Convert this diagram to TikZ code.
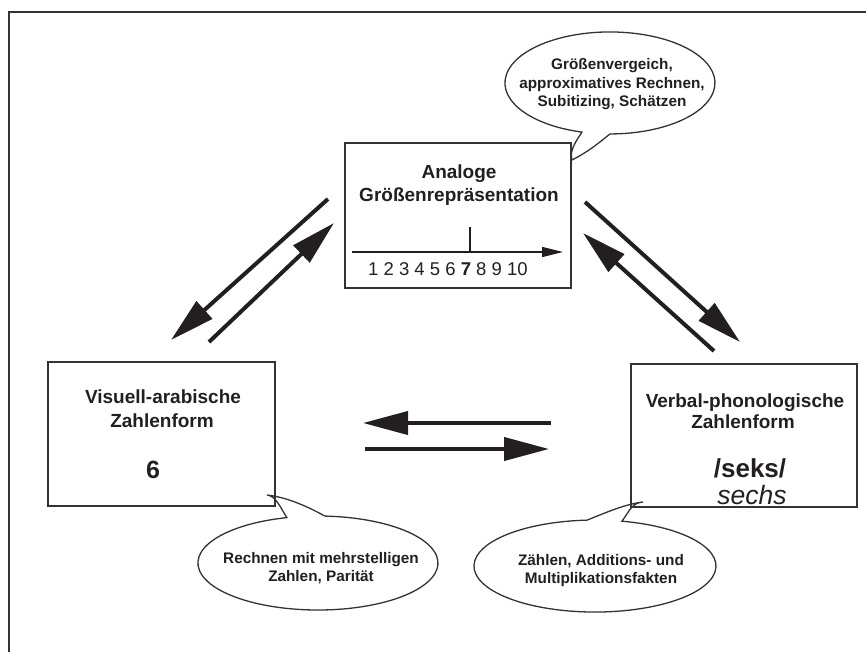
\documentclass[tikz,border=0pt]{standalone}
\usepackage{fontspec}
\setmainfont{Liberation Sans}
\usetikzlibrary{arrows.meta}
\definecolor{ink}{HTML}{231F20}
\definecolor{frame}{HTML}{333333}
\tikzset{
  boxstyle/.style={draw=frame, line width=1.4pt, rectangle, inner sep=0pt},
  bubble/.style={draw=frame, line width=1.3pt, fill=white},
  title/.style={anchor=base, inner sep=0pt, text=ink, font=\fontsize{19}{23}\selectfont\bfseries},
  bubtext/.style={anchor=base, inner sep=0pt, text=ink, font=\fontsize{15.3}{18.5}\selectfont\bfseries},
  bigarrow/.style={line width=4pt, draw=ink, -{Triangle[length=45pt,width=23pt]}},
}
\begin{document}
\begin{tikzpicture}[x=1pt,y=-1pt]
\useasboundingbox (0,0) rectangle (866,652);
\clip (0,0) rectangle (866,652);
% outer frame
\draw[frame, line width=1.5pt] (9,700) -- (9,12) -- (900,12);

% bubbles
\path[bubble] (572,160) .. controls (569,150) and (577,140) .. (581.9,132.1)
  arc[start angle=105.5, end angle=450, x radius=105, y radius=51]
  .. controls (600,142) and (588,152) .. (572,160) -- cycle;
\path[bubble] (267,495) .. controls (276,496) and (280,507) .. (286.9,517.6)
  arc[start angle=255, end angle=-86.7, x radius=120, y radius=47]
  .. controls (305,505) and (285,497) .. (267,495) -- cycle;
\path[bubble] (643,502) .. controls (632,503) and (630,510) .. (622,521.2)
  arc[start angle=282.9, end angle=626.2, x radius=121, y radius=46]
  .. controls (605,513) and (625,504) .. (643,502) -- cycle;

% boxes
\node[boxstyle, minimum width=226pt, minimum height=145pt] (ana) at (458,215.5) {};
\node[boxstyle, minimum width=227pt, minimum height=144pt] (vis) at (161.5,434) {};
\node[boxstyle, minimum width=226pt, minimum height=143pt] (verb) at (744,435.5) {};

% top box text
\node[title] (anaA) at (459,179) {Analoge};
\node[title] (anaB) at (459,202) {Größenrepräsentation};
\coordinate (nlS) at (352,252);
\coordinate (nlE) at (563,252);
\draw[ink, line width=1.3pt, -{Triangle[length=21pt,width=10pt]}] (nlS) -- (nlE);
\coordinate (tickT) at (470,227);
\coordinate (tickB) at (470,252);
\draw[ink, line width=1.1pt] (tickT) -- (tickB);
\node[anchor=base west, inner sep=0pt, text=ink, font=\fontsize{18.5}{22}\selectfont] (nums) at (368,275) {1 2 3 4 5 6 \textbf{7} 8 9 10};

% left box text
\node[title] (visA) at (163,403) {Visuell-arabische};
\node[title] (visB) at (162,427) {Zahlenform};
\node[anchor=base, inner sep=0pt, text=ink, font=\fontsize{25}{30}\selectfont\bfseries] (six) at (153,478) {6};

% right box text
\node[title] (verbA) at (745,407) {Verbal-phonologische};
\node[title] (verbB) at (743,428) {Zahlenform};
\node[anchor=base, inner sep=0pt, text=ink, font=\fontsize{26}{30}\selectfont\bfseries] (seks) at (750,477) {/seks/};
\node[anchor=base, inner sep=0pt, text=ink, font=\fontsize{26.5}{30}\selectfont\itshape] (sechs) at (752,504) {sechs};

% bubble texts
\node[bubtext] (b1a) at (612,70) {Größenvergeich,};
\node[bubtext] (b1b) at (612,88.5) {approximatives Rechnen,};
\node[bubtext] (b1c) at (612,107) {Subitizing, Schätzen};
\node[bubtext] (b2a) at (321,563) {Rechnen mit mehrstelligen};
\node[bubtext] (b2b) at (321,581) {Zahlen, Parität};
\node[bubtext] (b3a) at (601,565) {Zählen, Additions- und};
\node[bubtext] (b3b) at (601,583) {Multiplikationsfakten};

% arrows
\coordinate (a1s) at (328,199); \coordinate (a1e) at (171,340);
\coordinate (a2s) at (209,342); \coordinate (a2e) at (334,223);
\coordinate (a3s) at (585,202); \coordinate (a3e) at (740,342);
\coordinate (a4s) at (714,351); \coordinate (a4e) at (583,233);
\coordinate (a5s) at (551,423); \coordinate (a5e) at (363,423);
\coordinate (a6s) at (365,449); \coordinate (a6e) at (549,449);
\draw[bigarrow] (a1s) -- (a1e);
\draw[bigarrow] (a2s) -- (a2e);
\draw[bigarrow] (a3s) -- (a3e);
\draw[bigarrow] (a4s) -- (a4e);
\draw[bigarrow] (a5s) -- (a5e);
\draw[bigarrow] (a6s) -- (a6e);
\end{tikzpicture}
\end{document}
═══
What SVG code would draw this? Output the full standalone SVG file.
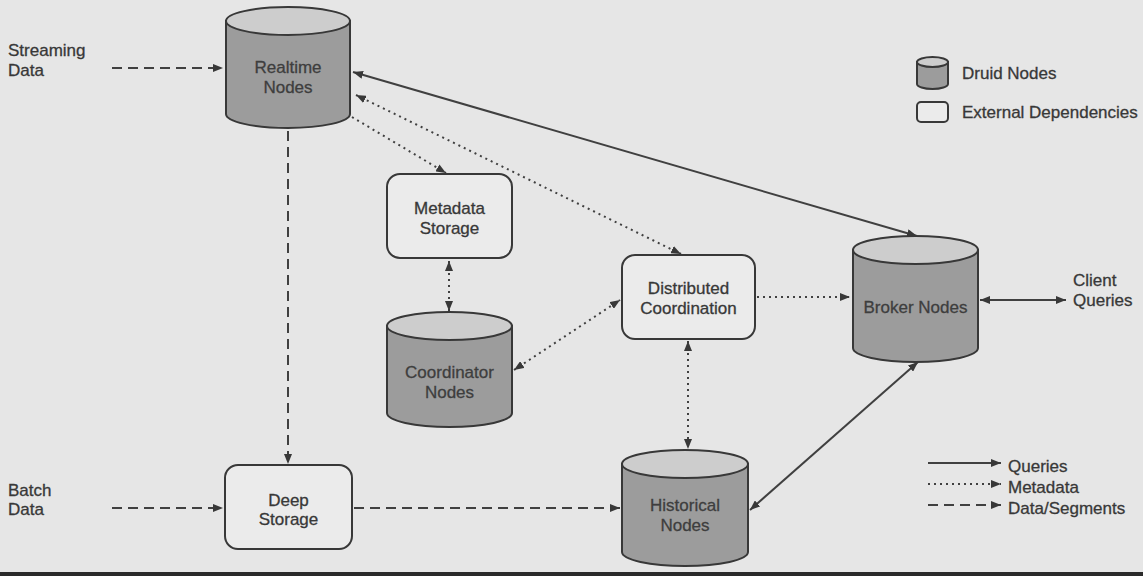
═══
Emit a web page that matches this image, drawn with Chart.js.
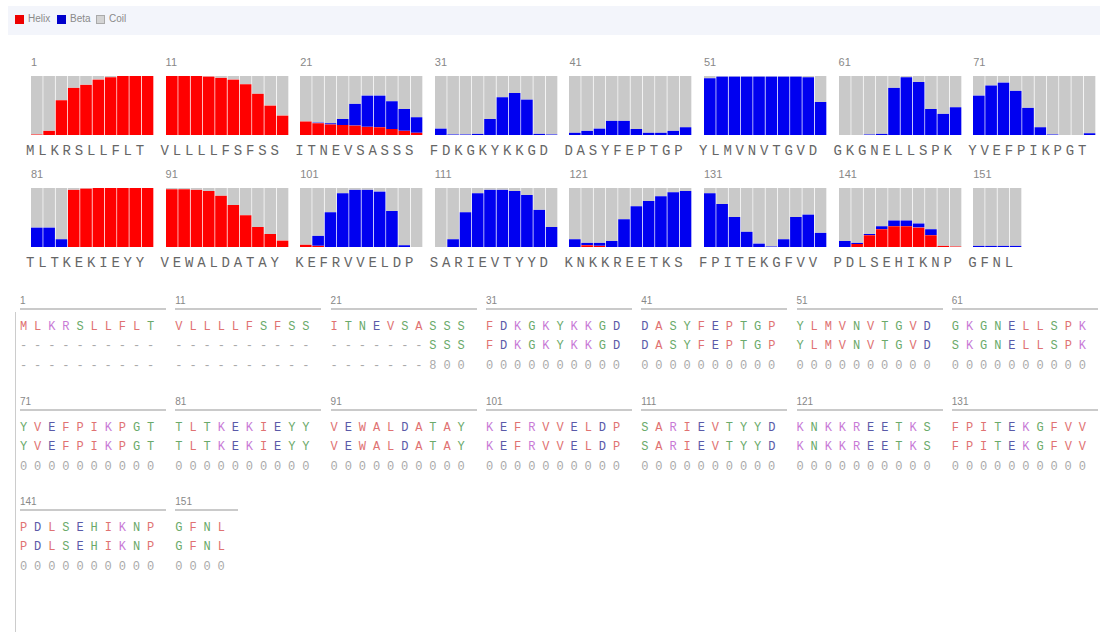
═══
→ **EXERCISE REQUIREMENTS**
Please list every line of the records that contains "this".

→ **REPLY**
Convert this diagram to TikZ code.
What SVG code would draw this? Output the full standalone SVG file.
Emit a web page that matches this image, drawn with Chart.js.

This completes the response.